I was raised a Quaker in a family of many generations of Quakers. Quakerism is a very personal, individual way to approach “worship,” one without many supernatural beliefs and little or no ritual practices. My father was a self-proclaimed agnostic, and my mother didn’t really speak about her beliefs. My religious experience was mostly silent meeting for worship, a gathering of Quakers who sit together in a meeting house in meditative silence and occasionally get up to say something when the “spirit” moves them. For me as a child, it was pretty much torture sitting still for that long.
As I grew older and was introduced to the religious practices of friends, I was very surprised—shocked in fact by all these wonderful smart, regular people, including grown-ups, with these supernatural beliefs and strict, odd magical things like holy water, priests in funny outfits swinging incense around the room, crackers made of a human body, and so on.
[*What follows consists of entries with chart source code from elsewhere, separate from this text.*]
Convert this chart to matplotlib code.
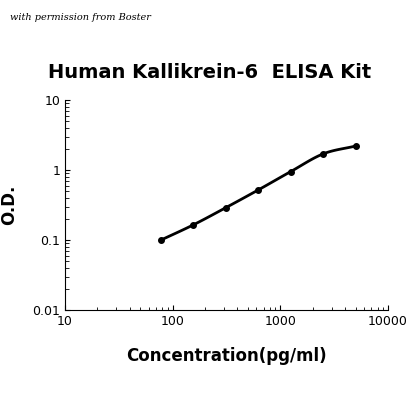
import numpy as np
import matplotlib.pyplot as plt

conc = [78, 156, 312, 625, 1250, 2500, 5000]
od = [0.100, 0.165, 0.29, 0.52, 0.95, 1.70, 2.20]

fig = plt.figure(figsize=(4.2, 4.2), dpi=100)
ax = fig.add_axes([65/420, 110/420, 323/420, 210/420])

# smooth-ish curve: Catmull-Rom style through points in log space
lx = np.log10(conc)
ly = np.log10(od)
px = np.concatenate([[2*lx[0]-lx[1]], lx, [2*lx[-1]-lx[-2]]])
py = np.concatenate([[2*ly[0]-ly[1]], ly, [2*ly[-1]-ly[-2]]])
cx, cy = [], []
t = np.linspace(0, 1, 20)
for i in range(1, len(px) - 2):
    for p, out in ((px, cx), (py, cy)):
        p0, p1, p2, p3 = p[i-1], p[i], p[i+1], p[i+2]
        out.extend(0.5*((2*p1) + (-p0+p2)*t + (2*p0-5*p1+4*p2-p3)*t**2
                        + (-p0+3*p1-3*p2+p3)*t**3))
ax.plot(10**np.array(cx), 10**np.array(cy), color='black', lw=2)
ax.plot(conc, od, 'o', color='black', ms=4)

ax.set_xscale('log')
ax.set_yscale('log')
ax.set_xlim(10, 10000)
ax.set_ylim(0.01, 10)
ax.set_xticks([10, 100, 1000, 10000])
ax.set_xticklabels(['10', '100', '1000', '10000'])
ax.set_yticks([0.01, 0.1, 1, 10])
ax.set_yticklabels(['0.01', '0.1', '1', '10'])
ax.spines['top'].set_visible(False)
ax.spines['right'].set_visible(False)
ax.tick_params(which='both', direction='in', labelsize=9)
ax.tick_params(axis='x', which='minor', length=2)
ax.tick_params(axis='y', which='minor', length=3)

ax.set_xlabel('Concentration(pg/ml)', fontsize=12, fontweight='bold', labelpad=14)
ax.set_ylabel('O.D.', fontsize=12, fontweight='bold', labelpad=10)
fig.text(0.5, 348/420, 'Human Kallikrein-6  ELISA Kit', ha='center', va='center',
         fontsize=14, fontweight='bold')
fig.text(10/420, 402/420, 'with permission from Boster', ha='left', va='center',
         fontsize=7, style='italic', family='serif')

fig.savefig('out.png', dpi=100)
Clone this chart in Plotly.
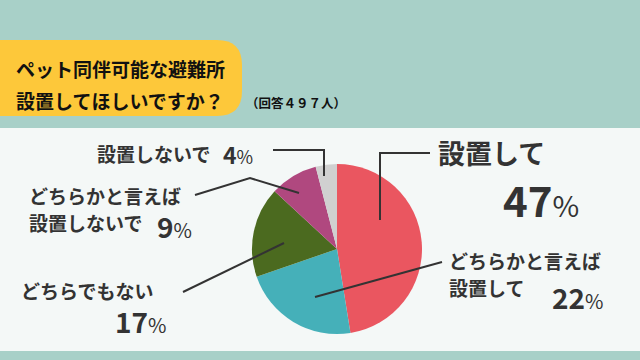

It totally freaked me out. Now I understand a little better about traditions and how people are raised—but it still freaks me out.
TheHumanist.com: Have you read any good books lately? What’s your favorite book?
I read all the time. I love a good mystery. I love good fiction. Two recent great reads: Carthage: A Novel by Joyce Carol Oates and The Winter of Frankie Machine by Don Winslow.
TheHumanist.com: If you could have dinner with any three people (living or dead), who would they be and why?
- I’d love to sit in a safe spot with Genghis Khan and get the real story of his experiences and beliefs.
- William Shakespeare. I want to know about his process and what he did and did not write.
- Martin Scorsese. His films served as the background to my twenties, and I would love to discuss those times with him and his point of view looking back from now.